Emilio Lacambra en ese espacio de acogida que fue Casa Emilio. Allí nadie se sentía forastero.
Emilio Lacambra en ese espacio de acogida que fue Casa Emilio. Allí nadie se sentía forastero.
José Miguel Marco.

Hacía mucho tiempo que no me vestía de negro total. Esa misma mañana, antes del mediodía, recibí la noticia de la muerte de Emilio Lacambra. Me quedé de piedra, parada al sol en la calle Mayor, como convertida en una estatua de obsidiana. Lo primero que me vino a la mente fue el olor del agua de colonia que Emilio no escatimaba cuando al final de la noche, después de una larga cena multitudinaria, o en petit comité en el comedor Labordeta, se unía a la tertulia recién duchado y siempre elegante y yo le decía "qué bien hueles, Emilio". Una de esas noches igual nos había sorprendido con unos espárragos blancos de Maleján, o con unas cigalas a la plancha que provocaban aplausos y agradecimiento. Pertenecía Emilio a una generación de gente valiente con ideales, que decía lo que pensaba sin avasallar, que no tenía sitio para los rencores en su gran corazón.

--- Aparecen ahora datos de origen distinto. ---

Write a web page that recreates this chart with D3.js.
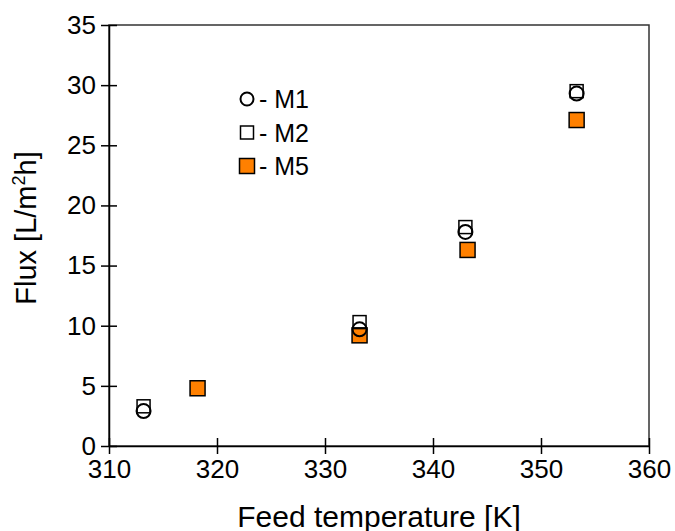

Como dice Antón Castro en un poema elegiaco que le escribió al conocerse la triste noticia, "Emilio tenía la facultad de llegar a todo, / sin aspavientos, con la serenidad de un / lobo / de mar que ha navegado la existencia y / sus arrebatos. / Casa Emilio era su alacena, su hacienda, / el jardín / de los poetas, de los noctívagos, de los / ociosos / que al fin hallaban una rendija a la / felicidad".

Abrazo a su hija Adriana en el velatorio repleto de gente. Está muy delgada pero trasmite una fuerza sobrenatural. Sus ojos son los de su padre. Irradian la misma bondad, la misma intensidad y amor a la vida. La pena es negra, y dura. Nos queda "la memoria de un tiempo que se va", y nos queda el espíritu irreductible de Casa Emilio.